実際「同数累加」の考え方は,小数を使った掛け算が出てきたときに対応できなくなる。「掛け順反対派」は,いずれ使えなくなる考え方を「掛け算の基本的な概念」だとして「教え込む」ことの弊害を述べているわけである。

そして「交換法則」を学んでしまえば,掛け順はどちらでもよくなり,中学数学になり,文字式などが入ってくれば,「3a」のように「数字が前・文字が後」になってしまって,小学2年で教える「掛け算の意味」はどうなった! となるわけである。

さらに,面積を学んだ時にも,長方形は縦×横で出す,と教えられるかもしれないが,図形は回転させてしまえば縦は横になり,横は縦になるのであるから,これまた掛け順どうなるの?? という話になる。

小学校低学年で「同数累加」の考え方を強調するのは,小学校低学年の子どもたちが,まだ抽象的に物事を考えることが難しく,具体的なイメージで考える子どもの方が多いからである(発達段階の問題)。

つまり,例題のような文章題を考えるときに,「二本ずつ手に取って『はい,どうぞ』と配っていく」と考える方が,子どもたちの思考としては自然で,それを式に表すと「2×3」になりますよね,というのが,採点する学校の先生の立場なのである。

「式を立てる」という営みは,結局文章題で起こっている状況を抽象化して表現することに他ならない。抽象化してしまえば,交換法則が成立する以上,掛け算の順番にこだわる必要がないわけだが,大人だからそういう思考ができるのであって,小学校2年生にそれを伝えても伝わらないかもしれない。

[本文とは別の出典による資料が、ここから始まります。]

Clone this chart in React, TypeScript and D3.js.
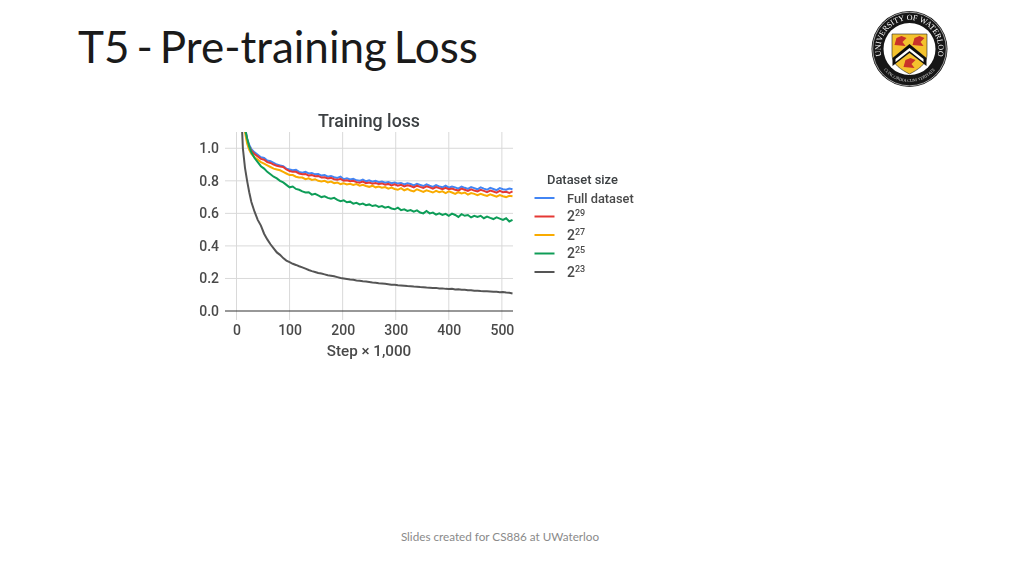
import React, { useEffect, useRef } from 'react';
import * as d3 from 'd3';

const steps = [
  8, 12, 16, 20, 24, 28,
  34, 40, 46, 52, 58, 64, 70, 76, 82, 88,
  94, 100, 106, 112, 118, 124, 130, 136, 142, 148,
  154, 160, 166, 172, 178, 184, 190, 196, 202, 208,
  214, 220, 226, 232, 238, 244, 250, 256, 262, 268,
  274, 280, 286, 292, 298, 304, 310, 316, 322, 328,
  334, 340, 346, 352, 358, 364, 370, 376, 382, 388,
  394, 400, 406, 412, 418, 424, 430, 436, 442, 448,
  454, 460, 466, 472, 478, 484, 490, 496, 502, 508,
  514, 520,
];

const fullDataset = [
  1.6, 1.3, 1.13, 1.06, 1.02, 0.995,
  0.975, 0.96, 0.945, 0.94, 0.925, 0.92, 0.91, 0.9, 0.895, 0.89,
  0.875, 0.87, 0.865, 0.868, 0.855, 0.85, 0.855, 0.845, 0.848, 0.84,
  0.842, 0.832, 0.835, 0.825, 0.83, 0.822, 0.818, 0.826, 0.81, 0.815,
  0.808, 0.812, 0.803, 0.8, 0.808, 0.797, 0.803, 0.795, 0.8, 0.792,
  0.796, 0.788, 0.793, 0.785, 0.79, 0.783, 0.787, 0.778, 0.785, 0.78,
  0.772, 0.782, 0.775, 0.768, 0.778, 0.77, 0.763, 0.773, 0.766, 0.76,
  0.77, 0.758, 0.765, 0.76, 0.752, 0.765, 0.757, 0.75, 0.762, 0.755,
  0.748, 0.76, 0.752, 0.745, 0.757, 0.75, 0.743, 0.755, 0.748, 0.745,
  0.752, 0.748,
];
const size29 = [
  1.58, 1.28, 1.12, 1.05, 1.01, 0.985,
  0.965, 0.95, 0.935, 0.93, 0.915, 0.91, 0.9, 0.892, 0.888, 0.885,
  0.87, 0.86, 0.855, 0.855, 0.845, 0.84, 0.842, 0.832, 0.835, 0.828,
  0.83, 0.82, 0.822, 0.815, 0.818, 0.81, 0.806, 0.812, 0.8, 0.803,
  0.797, 0.8, 0.792, 0.788, 0.795, 0.785, 0.79, 0.782, 0.787, 0.78,
  0.784, 0.776, 0.781, 0.772, 0.778, 0.77, 0.775, 0.765, 0.772, 0.768,
  0.76, 0.77, 0.763, 0.757, 0.766, 0.76, 0.752, 0.762, 0.755, 0.748,
  0.757, 0.748, 0.753, 0.745, 0.74, 0.752, 0.745, 0.738, 0.748, 0.74,
  0.735, 0.745, 0.738, 0.73, 0.74, 0.734, 0.727, 0.738, 0.73, 0.733,
  0.725, 0.735,
];
const size27 = [
  1.55, 1.26, 1.1, 1.03, 0.99, 0.965,
  0.945, 0.93, 0.915, 0.905, 0.895, 0.885, 0.875, 0.87, 0.865, 0.855,
  0.845, 0.835, 0.835, 0.825, 0.82, 0.82, 0.81, 0.815, 0.805, 0.81,
  0.8, 0.796, 0.8, 0.79, 0.795, 0.785, 0.79, 0.78, 0.785, 0.778,
  0.782, 0.775, 0.78, 0.77, 0.775, 0.768, 0.763, 0.77, 0.76, 0.765,
  0.758, 0.762, 0.752, 0.758, 0.75, 0.745, 0.755, 0.742, 0.75, 0.74,
  0.735, 0.748, 0.74, 0.732, 0.742, 0.735, 0.728, 0.738, 0.73, 0.735,
  0.725, 0.735, 0.728, 0.72, 0.73, 0.723, 0.728, 0.715, 0.725, 0.72,
  0.712, 0.72, 0.713, 0.707, 0.717, 0.71, 0.703, 0.712, 0.705, 0.7,
  0.708, 0.705,
];
const size25 = [
  1.5, 1.25, 1.12, 1.06, 1.01, 0.975,
  0.94, 0.915, 0.89, 0.875, 0.855, 0.84, 0.825, 0.815, 0.8, 0.79,
  0.775, 0.76, 0.765, 0.75, 0.745, 0.735, 0.728, 0.73, 0.715, 0.72,
  0.71, 0.7, 0.705, 0.695, 0.69, 0.695, 0.683, 0.675, 0.68, 0.668,
  0.672, 0.66, 0.665, 0.655, 0.66, 0.65, 0.655, 0.645, 0.65, 0.64,
  0.645, 0.635, 0.64, 0.63, 0.625, 0.635, 0.62, 0.625, 0.615, 0.62,
  0.61, 0.618, 0.605, 0.6, 0.615, 0.6, 0.605, 0.592, 0.6, 0.59,
  0.597, 0.585, 0.598, 0.59, 0.578, 0.595, 0.585, 0.59, 0.575, 0.585,
  0.578, 0.585, 0.57, 0.58, 0.572, 0.565, 0.575, 0.568, 0.56, 0.57,
  0.55, 0.56,
];
const size23 = [
  1.3, 1.0, 0.88, 0.8, 0.73, 0.67,
  0.61, 0.56, 0.525, 0.475, 0.44, 0.41, 0.385, 0.36, 0.345, 0.325,
  0.31, 0.3, 0.29, 0.283, 0.275, 0.268, 0.26, 0.252, 0.245, 0.24,
  0.234, 0.23, 0.225, 0.22, 0.217, 0.213, 0.208, 0.203, 0.2, 0.197,
  0.194, 0.192, 0.188, 0.186, 0.183, 0.181, 0.178, 0.175, 0.174, 0.171,
  0.169, 0.167, 0.165, 0.162, 0.161, 0.158, 0.157, 0.155, 0.153, 0.152,
  0.15, 0.149, 0.147, 0.146, 0.144, 0.143, 0.141, 0.142, 0.138, 0.139,
  0.136, 0.135, 0.136, 0.132, 0.133, 0.13, 0.13, 0.127, 0.128, 0.125,
  0.125, 0.123, 0.122, 0.121, 0.12, 0.119, 0.118, 0.116, 0.117, 0.114,
  0.112, 0.108,
];

const seriesValues = [fullDataset, size29, size27, size25, size23];
const seriesColors = ['#4285f4', '#e53935', '#f9ab00', '#0f9d58', '#555555'];
const legendNames = ['Full dataset', '2', '2', '2', '2'];
const legendPowers = ['', '29', '27', '25', '23'];
const xTicks = [0, 100, 200, 300, 400, 500];
const yTicks = [0, 0.2, 0.4, 0.6, 0.8, 1.0];

const App = () => {
  const svgRef = useRef<SVGSVGElement>(null);

  useEffect(() => {
    const svg = d3.select(svgRef.current);
    svg.selectAll('*').remove();

    const xScale = d3.scaleLinear().domain([0, 520]).range([236.5, 512.5]);
    const yScale = d3.scaleLinear().domain([0, 1.1]).range([311, 132]);

    const defs = svg.append('defs');
    defs.append('clipPath').attr('id', 'plot-clip')
      .append('rect')
      .attr('x', 225).attr('y', 132).attr('width', 288).attr('height', 179);
    defs.append('filter').attr('id', 'soft')
      .append('feGaussianBlur').attr('stdDeviation', 0.4);

    svg.append('text')
      .attr('x', 78).attr('y', 63)
      .attr('font-family', 'Lato').attr('font-size', 44).attr('word-spacing', -4.3).attr('fill', '#1a1a1a')
      .text('T5 - Pre-training Loss');

    svg.append('text')
      .attr('x', 500).attr('y', 541)
      .attr('text-anchor', 'middle')
      .attr('font-family', 'Lato').attr('font-size', 11.7).attr('fill', '#8a8a8a')
      .text('Slides created for CS886 at UWaterloo');

    const chart = svg.append('g').attr('filter', 'url(#soft)').attr('font-family', 'Roboto');

    chart.append('text')
      .attr('x', 369).attr('y', 126.5)
      .attr('text-anchor', 'middle')
      .attr('font-size', 17.8).attr('font-weight', 500).attr('fill', '#3c4043')
      .text('Training loss');

    // grid
    chart.append('g').selectAll('line').data(xTicks).enter().append('line')
      .attr('x1', (d) => xScale(d)).attr('x2', (d) => xScale(d))
      .attr('y1', 132).attr('y2', 320)
      .attr('stroke', '#d9d9d9').attr('stroke-width', 1);
    chart.append('g').selectAll('line').data(yTicks.slice(1)).enter().append('line')
      .attr('x1', 225).attr('x2', 513)
      .attr('y1', (d) => yScale(d)).attr('y2', (d) => yScale(d))
      .attr('stroke', '#d9d9d9').attr('stroke-width', 1);

    const line = d3.line<number>()
      .x((d, i) => xScale(steps[i]))
      .y((d) => yScale(d));

    const lines = chart.append('g').attr('clip-path', 'url(#plot-clip)');
    seriesValues.forEach((values, i) => {
      lines.append('path')
        .datum(values)
        .attr('fill', 'none')
        .attr('stroke', seriesColors[i])
        .attr('stroke-width', 2)
        .attr('d', line);
    });

    chart.append('line')
      .attr('x1', 225).attr('x2', 513)
      .attr('y1', yScale(0)).attr('y2', yScale(0))
      .attr('stroke', '#333').attr('stroke-width', 1.2);

    const xAxis = d3.axisBottom(xScale).tickValues(xTicks).tickSize(0).tickPadding(14);
    const xGroup = chart.append('g').attr('transform', 'translate(0, 311)').call(xAxis);
    const yAxis = d3.axisLeft(yScale).tickValues(yTicks).tickSize(0).tickPadding(0)
      .tickFormat(d3.format('.1f') as any);
    const yGroup = chart.append('g').attr('transform', 'translate(219, 0)').call(yAxis);
    [xGroup, yGroup].forEach((g) => {
      g.select('.domain').remove();
      g.selectAll('text')
        .attr('font-family', 'Roboto').attr('font-size', 14).attr('font-weight', 500).attr('fill', '#4a4a4a');
    });

    chart.append('text')
      .attr('x', 369).attr('y', 355.5)
      .attr('text-anchor', 'middle')
      .attr('font-size', 15.2).attr('font-weight', 500).attr('fill', '#4a4a4a')
      .text('Step × 1,000');

    // legend
    chart.append('text')
      .attr('x', 547).attr('y', 183.5)
      .attr('font-size', 12.9).attr('font-weight', 500).attr('fill', '#3c4043')
      .text('Dataset size');

    const legendY = d3.scalePoint<number>().domain(d3.range(5)).range([198, 272]);
    legendNames.forEach((name, i) => {
      const y = legendY(i) as number;
      chart.append('line')
        .attr('x1', 534.5).attr('x2', 554.5).attr('y1', y).attr('y2', y)
        .attr('stroke', seriesColors[i]).attr('stroke-width', 2);
      const label = chart.append('text')
        .attr('x', 567).attr('y', y + 4.5)
        .attr('font-size', i === 0 ? 12.8 : 14).attr('font-weight', 500).attr('fill', '#4a4a4a')
        .text(name);
      if (legendPowers[i]) {
        label.append('tspan')
          .attr('dy', -5).attr('font-size', 9)
          .text(legendPowers[i]);
      }
    });

    // university crest
    const crest = svg.append('g').attr('transform', 'translate(909.5, 49)').attr('filter', 'url(#soft)');
    crest.append('circle').attr('r', 38).attr('fill', '#141414');
    crest.append('circle').attr('r', 36.8).attr('fill', 'none').attr('stroke', '#fff').attr('stroke-width', 0.6);
    crest.append('circle').attr('r', 26).attr('fill', '#fff');

    const shield = 'M-17.5,-15 L17.5,-15 L17.5,6 C17.5,15 8,21 0,25 C-8,21 -17.5,15 -17.5,6 Z';
    crest.append('path').attr('d', shield).attr('fill', '#f4c22e').attr('stroke', '#222').attr('stroke-width', 0.6);
    crest.append('path').attr('d', 'M-17,9 L0,-5 L17,9 L17,17 L0,4 L-17,17 Z').attr('fill', '#111');
    crest.append('path').attr('d', 'M-14,10 L0,-1 L14,10 L14,13 L0,2 L-14,13 Z').attr('fill', '#fff');
    [[-9, -8], [9, -8], [0, 14]].forEach(([cx, cy]) => {
      crest.append('path')
        .attr('d', `M${cx - 6},${cy + 4} L${cx - 4},${cy - 3} L${cx + 1},${cy - 5} L${cx + 6},${cy - 3} L${cx + 2},${cy + 1} L${cx + 5},${cy + 5} Z`)
        .attr('fill', '#c9302c');
    });

    defs.append('path').attr('id', 'crest-top').attr('d', 'M-23.76,16.6 A29,29 0 1 1 23.76,16.6');
    defs.append('path').attr('id', 'crest-bottom').attr('d', 'M-31,11.3 A33,33 0 0 0 31,11.3');
    crest.append('text')
      .attr('font-family', 'Liberation Serif').attr('font-size', 8).attr('fill', '#fff')
      .append('textPath').attr('href', '#crest-top').attr('startOffset', '50%').attr('text-anchor', 'middle')
      .text('UNIVERSITY OF WATERLOO');
    crest.append('text')
      .attr('font-family', 'Liberation Serif').attr('font-size', 4.4).attr('fill', '#ddd')
      .append('textPath').attr('href', '#crest-bottom').attr('startOffset', '50%').attr('text-anchor', 'middle')
      .text('CONCORDIA CUM VERITATE');
  }, []);

  return (
    <svg
      ref={svgRef}
      width={1024}
      height={576}
      style={{ position: 'absolute', left: 0, top: 0, background: '#fff' }}
    />
  );
};

export default App;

というわけで私の立場は,漢字指導の時の立場と同じである。

すなわち「指導は標準の書き方によって行い、テスト等における個々の筆写の結果に対する評価は、許容を心得ていて教育的に行う」(久米,2011)にならって,「指導は標準の指導法(同数累加)で行う,ということでもよいが,テスト等における評価は教育的に行う」とするのが良いと考える。

引き算や割り算は,順番が変わってしまうと結果が変わってしまいますが,足し算や掛け算は順番を変えても同じ数字が答えとして出るのである。「文章題を読んで,式を立てて,正しい答えが導けた」のなら,掛け順はひっくり返っていてもよいと考える。(「立式できた」という事実の方が重要であろう。)

口で説明させたら,ひょっとしたら「(一あたり量)×(いくつ分)=(全部の量)」の説明ができる子もいるかもしれない。むしろテストでは,文章にして書かせた方が,「掛け算の概念を理解しているか」を評価するのにふさわしい。しかしそれでは,「式を立てる」という力の評価はできないことになってしまう。

ここに述べたことの適否については,算数や算数数学教育の専門家にゆだねたいと思う。決してうのみになさらないように。(実は算数・数学は苦手科目である。)

まあ学校では,指導法を統一しておかないと子どもたちも混乱するし,なかなか一人だけ違う考え方を貫くのも難しいかもしれないが。